Seanad debates

Tuesday, 6 March 2012

6:00 pm

Photo of Richard BrutonRichard Bruton (Dublin North Central, Fine Gael)

I thank Senator Cullinane for raising this issue on the Adjournment.

While Article 40 of the Constitution guarantees the right of citizens to form associations and unions, it has been established in a number of legal cases that the constitutional guarantee of the freedom of association does not guarantee workers the right to have their union recognised for the purpose of collective bargaining. It has been the consistent policy of successive Governments to promote collective bargaining through the laws of this country and through the development of an institutional framework supportive of a voluntary system of industrial relations that is premised upon freedom of contract and freedom of association. There is an extensive range of statutory provisions designed to back up the voluntary bargaining process. The freedom of association and the right to organise and bargain collectively are also guaranteed in a number of international instruments which the State has ratified and which it is, therefore, bound to uphold under international law.

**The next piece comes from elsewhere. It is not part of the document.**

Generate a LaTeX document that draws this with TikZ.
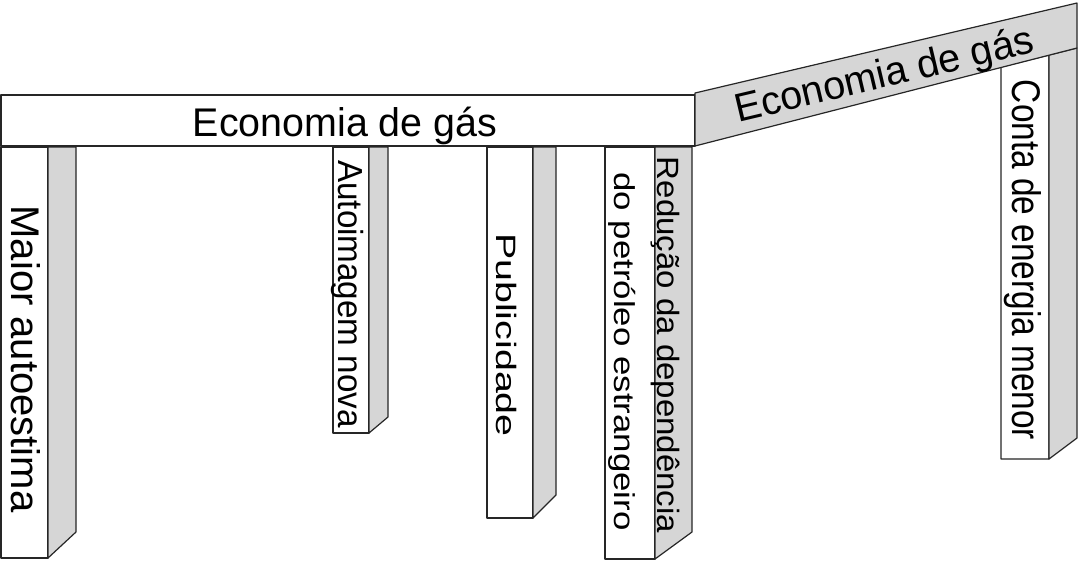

The 2007 decision of the Supreme Court in Ryanair v. The Labour Court cast doubt on the mechanisms that had been established in the Industrial Relations (Amendment) Act 2001 and the Industrial Relations (Miscellaneous Provisions) Act 2004 to resolve problems between employers and workers on employee representation issues, where that could not be done through existing procedures. Prior to the outcome of the Ryanair Supreme Court case, the original legislative arrangements had been seen as a workable compromise. The legislative model for resolving issues relating to employee representation had reflected a shared commitment that, where negotiating arrangements are in place, the most effective means of resolving differences which arise between employers and trade unions representing employees is by voluntary collective bargaining. In the absence of a practice of voluntary collective bargaining, subject to agreed qualifying criteria, the industrial relations Acts 2001 and 2004 provided a mechanism by which the fairness of the employment conditions of workers in their totality could be assessed.

The social partnership Towards 2016transitional agreement of 2008 committed to establish a review process to consider the legal and other steps necessary to enable the employee representation mechanisms that had been established under previous agreements - and in legislation - to operate as they had been intended. The agreement also provided for a commitment to bring forward legislative proposals to prohibit the victimisation of trade union members and the incentivisation of persons not to be members of a trade union. The review process did not result in any substantive progress being made on the issue. There is a commitment in the programme for Government to ensure that Irish law on employee's rights to engage in collective bargaining is consistent with recent judgements of the European Court of Human Rights. This process will require consultation with stakeholders, including employer and worker representatives, and a review of the experience of the operation of the existing legislative framework as put in place under the industrial relations Acts of 2001 and 2004 and the consequences of the litigation that has arisen in the course of the operation of these Acts. The programme for Government also contains a commitment to establish a Constitutional Convention. The Government has approved the establishment of the convention and has agreed in principle, arrangements for its structure and operation.

The programme for Government sets out a programme of topics to be considered by the convention and the Government does not propose to depart from that. The programme for Government proposes that the convention examine the following matters - review of the Dáil electoral system; the presidential term; giving citizens the right to vote at Irish embassies in presidential elections; provision for same-sex marriage; amending the clause on the role of women in the home and encouraging greater participation of women in public life; increasing the participation of women in politics; removing blasphemy from our Constitution; and reducing the voting age to 17 years. The programme for Government also makes it clear that the convention is free to consider "other relevant constitutional amendments that may be recommended by it". It is the Government's view, however, that the convention should deal first with the topics that were assigned to it in the programme for Government. To get the convention started, the Government proposes that initially it should look at two matters of reducing the presidential terms to five years and reducing the voting age to 17 years. This Government is committed to the implementation of its programme for Government commitment to reviewing our legislative provision for collective bargaining in the light of international jurisprudence. I would remind Senators, moreover, that the programme for Government is a five year programme. I believe that the established dispute settling institutions should continue to play an important role in disputes over trade union recognition. The established procedures can be improved and secured without introducing a mandatory requirement upon employers to recognise trade unions for collective bargaining purposes.

I am certain that satisfactory arrangements can be put in place that are suited to our constitutional, social and economic traditions, as well as our international obligations. I am also convinced that they can be framed so as to ensure continued success in attracting investment into our economy.